Task goal: Write the material out again in full, word for word. Do not include the pictures.

Dataset content:
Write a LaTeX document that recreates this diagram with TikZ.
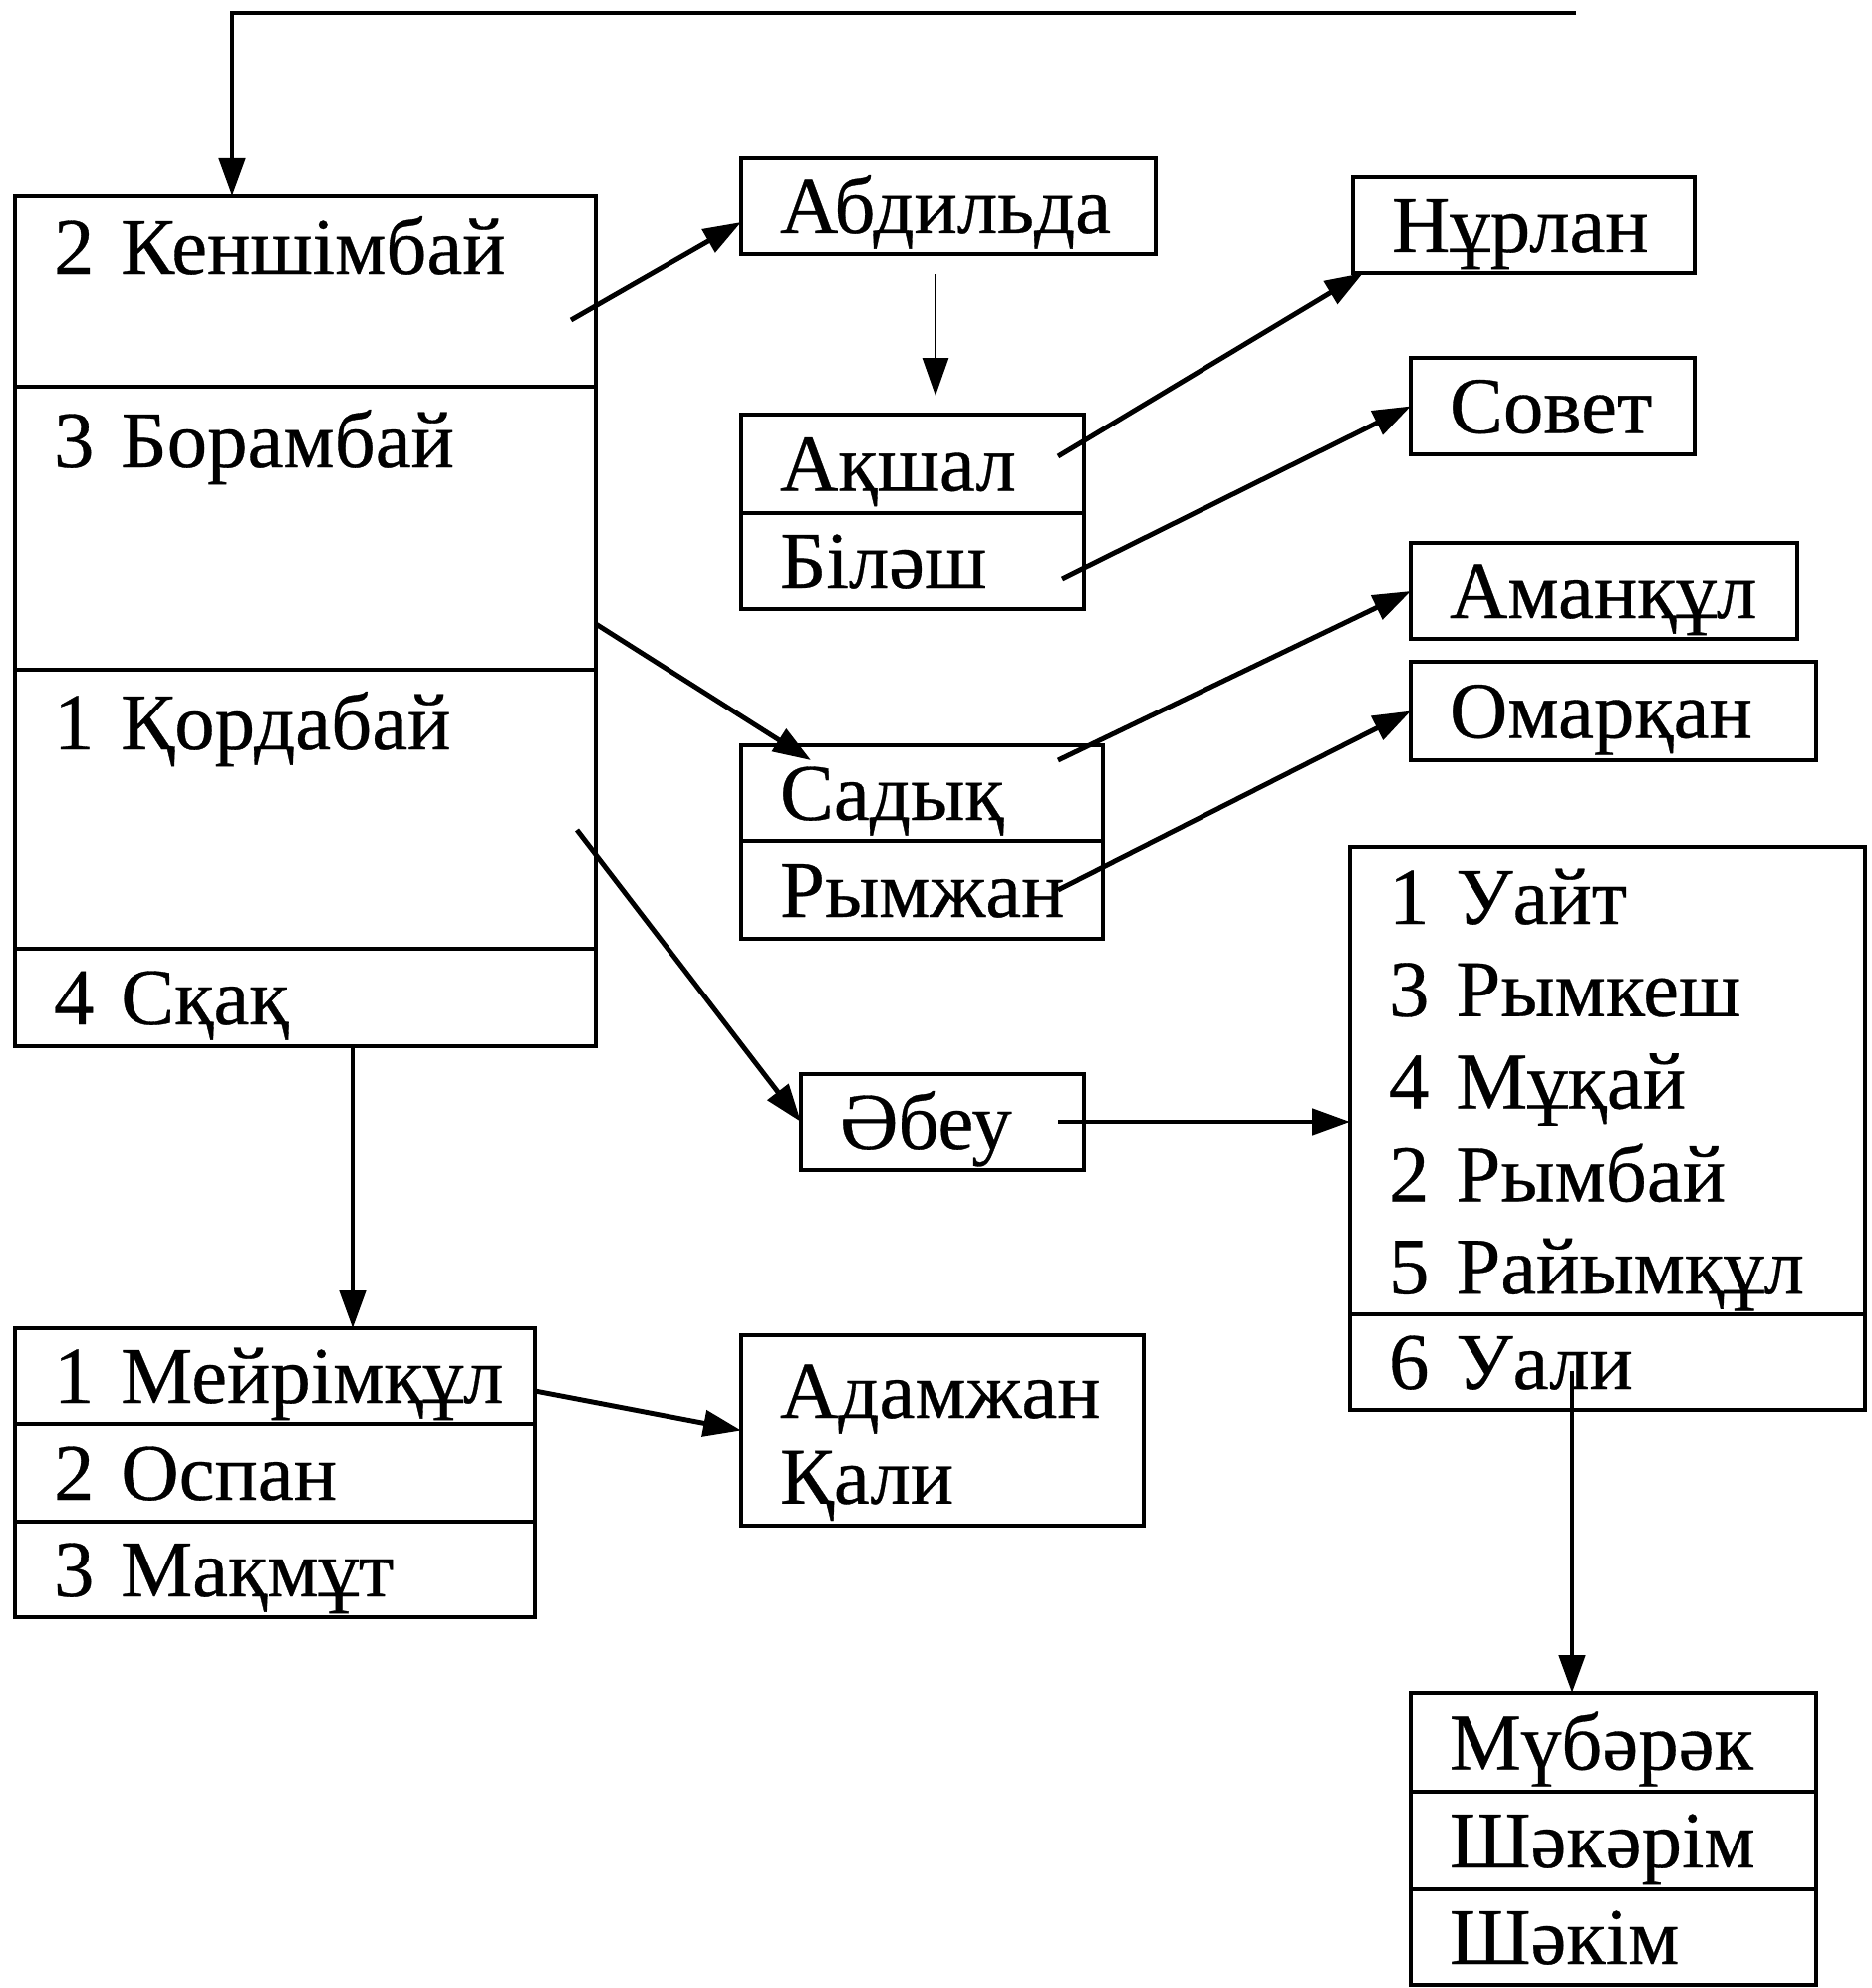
\documentclass[tikz,border=0pt]{standalone}
\usepackage{fontspec}
\setmainfont[FakeBold=0.4]{Liberation Serif}
\usetikzlibrary{arrows.meta, positioning}
\tikzset{
  cell/.style={
    rectangle, draw=black, line width=1.4pt,
    outer sep=0pt, inner xsep=3.9mm, inner ysep=0pt,
    align=left, font=\fontsize{23}{26.4}\selectfont
  },
  namebox/.style={cell, text height=7.5mm, text depth=2.1mm},
  myarrow/.style={-{Triangle[length=3.8mm, width=2.6mm]}, line width=1.4pt},
  thinarrow/.style={-{Triangle[length=3.8mm, width=2.6mm]}, line width=0.8pt}
}

\begin{document}
\begin{tikzpicture}

\useasboundingbox (0,0) rectangle (18.78,-19.95);

%% LEFT COLUMN
\node[namebox, anchor=north west, text width=50.5mm, text height=7.8mm, text depth=11.3mm] (kensh) at (0.15,-1.97) {2~Кеншімбай};
\node[namebox, below=0pt of kensh, text width=50.5mm, text height=8.1mm, text depth=20.3mm] (boram) {3~Борамбай};
\node[namebox, below=0pt of boram, text width=50.5mm, text height=8.0mm, text depth=20.0mm] (korda) {1~Қордабай};
\node[namebox, below=0pt of korda, text width=50.5mm, minimum height=9.8mm] (skak) {4~Сқақ};

\node[namebox, anchor=north west, text width=44.4mm] (meyr) at (0.15,-13.33) {1~Мейрімқұл};
\node[namebox, below=0pt of meyr, text width=44.4mm, minimum height=9.8mm] (ospan) {2~Оспан};
\node[namebox, below=0pt of ospan, text width=44.4mm, minimum height=9.5mm] (makmut) {3~Мақмұт};

%% MIDDLE COLUMN
\node[namebox, anchor=north west, text width=33.8mm, minimum height=9.5mm] (abdilda) at (7.44,-1.59) {Абдильда};
\node[namebox, anchor=north west, text width=26.6mm, minimum height=9.9mm] (akshal) at (7.44,-4.16) {Ақшал};
\node[namebox, below=0pt of akshal, text width=26.6mm] (bilash) {Біләш};
\node[namebox, anchor=north west, text width=28.5mm] (sadyk) at (7.44,-7.48) {Садық};
\node[namebox, below=0pt of sadyk, text width=28.5mm, minimum height=9.8mm] (rymzhan) {Рымжан};
\node[namebox, anchor=north west, text width=20.6mm, minimum height=9.3mm] (abeu) at (8.04,-10.78) {Әбеу};
\node[cell, anchor=north west, text width=32.6mm, text height=8.3mm, text depth=10.8mm] (adamzhan) at (7.44,-13.40) {Адамжан\\[-0.7mm]Қали};

%% RIGHT COLUMN
\node[namebox, anchor=north west, text width=26.5mm, minimum height=9.3mm] (nurlan) at (13.58,-1.78) {Нұрлан};
\node[namebox, anchor=north west, text width=20.7mm, minimum height=9.7mm] (sovet) at (14.16,-3.59) {Совет};
\node[namebox, anchor=north west, text width=31.0mm, minimum height=9.5mm] (amankul) at (14.16,-5.45) {Аманқұл};
\node[namebox, anchor=north west, text width=32.9mm, minimum height=9.9mm] (omarkan) at (14.16,-6.64) {Омарқан};
\node[cell, anchor=north west, text width=43.9mm, text height=7.7mm, text depth=39.2mm] (uait) at (13.55,-8.50) {1~Уайт\\3~Рымкеш\\4~Мұқай\\2~Рымбай\\5~Райымқұл};
\node[namebox, below=0pt of uait, text width=43.9mm, minimum height=9.3mm] (uali) {6~Уали};

\node[namebox, anchor=north west, text width=32.9mm, minimum height=9.9mm] (mubarak) at (14.16,-16.99) {Мүбәрәк};
\node[namebox, below=0pt of mubarak, text width=32.9mm, minimum height=9.8mm] (shakarim) {Шәкәрім};
\node[namebox, below=0pt of shakarim, text width=32.9mm, minimum height=9.5mm] (shakim) {Шәкім};

%% ARROWS
\coordinate (topend) at (15.82,-0.13);
\draw[myarrow] (topend) -| ([xshift=-7.35mm]kensh.north);

\draw[myarrow] ([xshift=-2.5mm,yshift=-2.85mm]kensh.east) -- ([yshift=-1.6mm]abdilda.west);
\draw[thinarrow, shorten >=1.9mm] ([xshift=-1.3mm,yshift=-2mm]abdilda.south) -- ([xshift=-1.3mm]abdilda.south |- akshal.north);

% akshal, bilash -> right
\draw[myarrow] ([xshift=-2.6mm,yshift=0.75mm]akshal.east) -- ([xshift=1mm]nurlan.south west);
\draw[myarrow] ([xshift=-2.2mm,yshift=-1.8mm]bilash.east) -- (sovet.west);

% borambai -> sadyk
\draw[myarrow] ([yshift=-9.6mm]boram.east) -- ([xshift=7mm,yshift=-1.5mm]sadyk.north west);
\draw[myarrow] ([xshift=-4.5mm,yshift=3.3mm]sadyk.east) -- (amankul.west);
\draw[myarrow] ([xshift=-4.5mm]rymzhan.east) -- (omarkan.west);

% kordabai -> abeu -> sons
\draw[myarrow] ([xshift=-1.9mm,yshift=-2.1mm]korda.east) -- (abeu.west);
\draw[myarrow] ([xshift=-2.6mm]abeu.east) -- (abeu.east -| uait.west);
\draw[myarrow] ([xshift=-3.55mm,yshift=-0.9mm]uali.center) -- ([xshift=-3.55mm]uali.center |- mubarak.north);

% skak -> sons
\draw[myarrow] ([xshift=4.75mm]skak.south) -- ([xshift=4.75mm]skak.south |- meyr.north);
\draw[myarrow] ([yshift=-1.5mm]meyr.east) -- (adamzhan.west);

\end{tikzpicture}
\end{document}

Solution to this task:
Write a LaTeX document that recreates this diagram with TikZ.
\documentclass[tikz,border=0pt]{standalone}
\usepackage{fontspec}
\setmainfont[FakeBold=0.4]{Liberation Serif}
\usetikzlibrary{arrows.meta, positioning}
\tikzset{
  cell/.style={
    rectangle, draw=black, line width=1.4pt,
    outer sep=0pt, inner xsep=3.9mm, inner ysep=0pt,
    align=left, font=\fontsize{23}{26.4}\selectfont
  },
  namebox/.style={cell, text height=7.5mm, text depth=2.1mm},
  myarrow/.style={-{Triangle[length=3.8mm, width=2.6mm]}, line width=1.4pt},
  thinarrow/.style={-{Triangle[length=3.8mm, width=2.6mm]}, line width=0.8pt}
}

\begin{document}
\begin{tikzpicture}

\useasboundingbox (0,0) rectangle (18.78,-19.95);

%% LEFT COLUMN
\node[namebox, anchor=north west, text width=50.5mm, text height=7.8mm, text depth=11.3mm] (kensh) at (0.15,-1.97) {2~Кеншімбай};
\node[namebox, below=0pt of kensh, text width=50.5mm, text height=8.1mm, text depth=20.3mm] (boram) {3~Борамбай};
\node[namebox, below=0pt of boram, text width=50.5mm, text height=8.0mm, text depth=20.0mm] (korda) {1~Қордабай};
\node[namebox, below=0pt of korda, text width=50.5mm, minimum height=9.8mm] (skak) {4~Сқақ};

\node[namebox, anchor=north west, text width=44.4mm] (meyr) at (0.15,-13.33) {1~Мейрімқұл};
\node[namebox, below=0pt of meyr, text width=44.4mm, minimum height=9.8mm] (ospan) {2~Оспан};
\node[namebox, below=0pt of ospan, text width=44.4mm, minimum height=9.5mm] (makmut) {3~Мақмұт};

%% MIDDLE COLUMN
\node[namebox, anchor=north west, text width=33.8mm, minimum height=9.5mm] (abdilda) at (7.44,-1.59) {Абдильда};
\node[namebox, anchor=north west, text width=26.6mm, minimum height=9.9mm] (akshal) at (7.44,-4.16) {Ақшал};
\node[namebox, below=0pt of akshal, text width=26.6mm] (bilash) {Біләш};
\node[namebox, anchor=north west, text width=28.5mm] (sadyk) at (7.44,-7.48) {Садық};
\node[namebox, below=0pt of sadyk, text width=28.5mm, minimum height=9.8mm] (rymzhan) {Рымжан};
\node[namebox, anchor=north west, text width=20.6mm, minimum height=9.3mm] (abeu) at (8.04,-10.78) {Әбеу};
\node[cell, anchor=north west, text width=32.6mm, text height=8.3mm, text depth=10.8mm] (adamzhan) at (7.44,-13.40) {Адамжан\\[-0.7mm]Қали};

%% RIGHT COLUMN
\node[namebox, anchor=north west, text width=26.5mm, minimum height=9.3mm] (nurlan) at (13.58,-1.78) {Нұрлан};
\node[namebox, anchor=north west, text width=20.7mm, minimum height=9.7mm] (sovet) at (14.16,-3.59) {Совет};
\node[namebox, anchor=north west, text width=31.0mm, minimum height=9.5mm] (amankul) at (14.16,-5.45) {Аманқұл};
\node[namebox, anchor=north west, text width=32.9mm, minimum height=9.9mm] (omarkan) at (14.16,-6.64) {Омарқан};
\node[cell, anchor=north west, text width=43.9mm, text height=7.7mm, text depth=39.2mm] (uait) at (13.55,-8.50) {1~Уайт\\3~Рымкеш\\4~Мұқай\\2~Рымбай\\5~Райымқұл};
\node[namebox, below=0pt of uait, text width=43.9mm, minimum height=9.3mm] (uali) {6~Уали};

\node[namebox, anchor=north west, text width=32.9mm, minimum height=9.9mm] (mubarak) at (14.16,-16.99) {Мүбәрәк};
\node[namebox, below=0pt of mubarak, text width=32.9mm, minimum height=9.8mm] (shakarim) {Шәкәрім};
\node[namebox, below=0pt of shakarim, text width=32.9mm, minimum height=9.5mm] (shakim) {Шәкім};

%% ARROWS
\coordinate (topend) at (15.82,-0.13);
\draw[myarrow] (topend) -| ([xshift=-7.35mm]kensh.north);

\draw[myarrow] ([xshift=-2.5mm,yshift=-2.85mm]kensh.east) -- ([yshift=-1.6mm]abdilda.west);
\draw[thinarrow, shorten >=1.9mm] ([xshift=-1.3mm,yshift=-2mm]abdilda.south) -- ([xshift=-1.3mm]abdilda.south |- akshal.north);

% akshal, bilash -> right
\draw[myarrow] ([xshift=-2.6mm,yshift=0.75mm]akshal.east) -- ([xshift=1mm]nurlan.south west);
\draw[myarrow] ([xshift=-2.2mm,yshift=-1.8mm]bilash.east) -- (sovet.west);

% borambai -> sadyk
\draw[myarrow] ([yshift=-9.6mm]boram.east) -- ([xshift=7mm,yshift=-1.5mm]sadyk.north west);
\draw[myarrow] ([xshift=-4.5mm,yshift=3.3mm]sadyk.east) -- (amankul.west);
\draw[myarrow] ([xshift=-4.5mm]rymzhan.east) -- (omarkan.west);

% kordabai -> abeu -> sons
\draw[myarrow] ([xshift=-1.9mm,yshift=-2.1mm]korda.east) -- (abeu.west);
\draw[myarrow] ([xshift=-2.6mm]abeu.east) -- (abeu.east -| uait.west);
\draw[myarrow] ([xshift=-3.55mm,yshift=-0.9mm]uali.center) -- ([xshift=-3.55mm]uali.center |- mubarak.north);

% skak -> sons
\draw[myarrow] ([xshift=4.75mm]skak.south) -- ([xshift=4.75mm]skak.south |- meyr.north);
\draw[myarrow] ([yshift=-1.5mm]meyr.east) -- (adamzhan.west);

\end{tikzpicture}
\end{document}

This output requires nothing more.